I set off just as it was getting light, planning to get to the store/café for breakfast in Horca. But, it was Sunday, so of course it didn’t open till later. I sat a liitle despondent trying to work out what to do- I was running out of food (again) but the only way to finish this thing was to get to Mexico.
I was a little sick of riding, and the climb up to La Manga Pass didn’t help. 5 miles long and paved, but a liitle steeper than I expected, added to the fact that my mind and body had not warmed up meant that it took me and hour and a half to climb the thing. I was feeling better after stretching out in the sun at the top, knowing that I could get some food at a restaurant a few miles away. As I descended, I noticed how southern Colorado is a lot greener than more northern areas I had passed through. I pulled into the restaurant/bar, but Hey! Sunday, so it didn’t open until late afternoon. I ate from my dwindling supply of foodstock and managed to get some water from the nearby snowmobile rental place and set out not sure about where I could get food from over the next 95 miles. Waiting for the place to open did enter my mind, and I may have considered it if I had had only a few hours sleep the night before, but I had slept 7-8 hours so I had to continue on.
I lost 20 minutes on the dirt trail just before the border, dropping my map and walking back uphill to find it. I didn’t think my day could get any worse, food was probably out of reach 90 miles away in El Rito. I was wrong. The first 10 miles to the top of Brazos Ridge is a lot of the time unrideable: the trail is edge to edge covered in fist sized rocks, with large ruts and steep inclines and declines. With the realisation that this would put me way behind schedule, I got pretty pissed off: I needed to vent, so I threw the bike down. I felt a little better and continued to trudge up. Over the summit, the trail improved, and I stopped to give directions to a woman in a ute. Apparently, I didn’t know where I was, but after driving in the opposite direction to my instructions, she passed me (going the right way) 20 minutes later.
Several hours on and I was moving well, the sealed climb on I-64 proved harder (longer) than I anticipated (hoped for), but I rewarded myself with a feed at Hopewell Lake. Resting against the toilet block, I noticed a number of campers. So far, New Mexico seemed to be a lot more popular with campers than southern Colorado- there were numerous people along what I considered remote, difficult to reach places.

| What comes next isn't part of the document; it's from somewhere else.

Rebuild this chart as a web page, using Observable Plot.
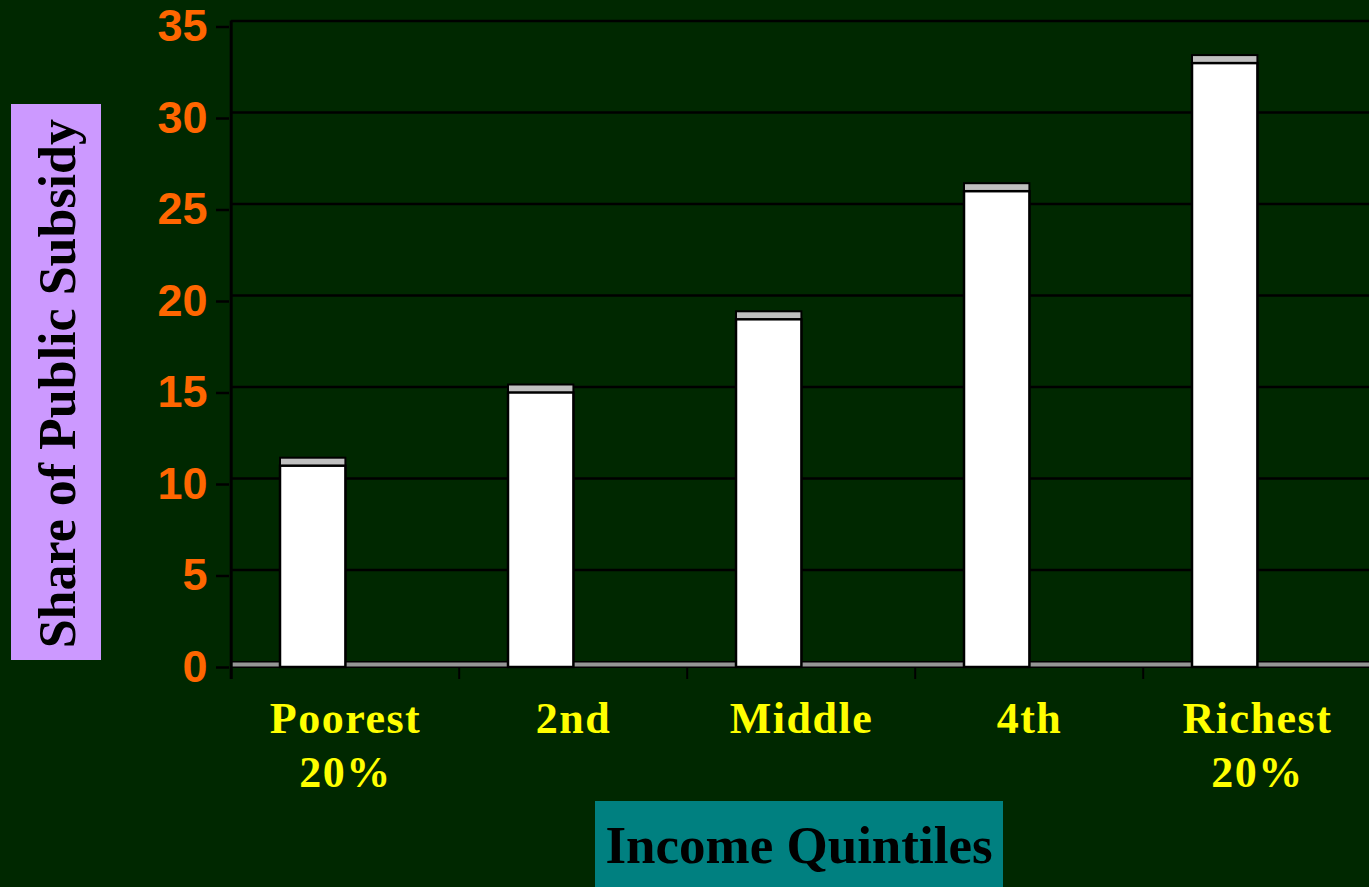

After an easy short climb over Burned Mountain there was a long descent with some short climbs through some amazing country. Coming down Canada del Oso into Canon Plaza was especially spectactular, and I saw my third bear (or his arse as he was running away) for the trip. I didn’t see the mother, and didn’t want to stop on the road, potentially between them, so I continued on. I stopped at a little white shack on the edge of Canon Plaza, one that is familiar with most GD racers and riders. I was planning to get into El Rito late and plead for something to eat from a motel manager, but this little shack saved me. I waited as Paula? came over, she opened up the shack, gave me a book with comments from previous racers and riders (including M.Lee and JP several days previously) and went off to get me some soup. I sat and talked with her, trying to think of something to write before buying supplies and heading off in the dark. I lost an hour and a half, but I got a feed so making El Rito was now not essential. After rediscovering how much night riding sucked, I pushed up and over 8,278’ so that the next day would begin with 30 miles of descending. I pulled off the road after I was sure I had passed the summit (nothing worse than waking up in the morning to still have to climb), found a flat patch, ate some chocolate and other gear I picked up at Paula’s shack and had a half descent sleep.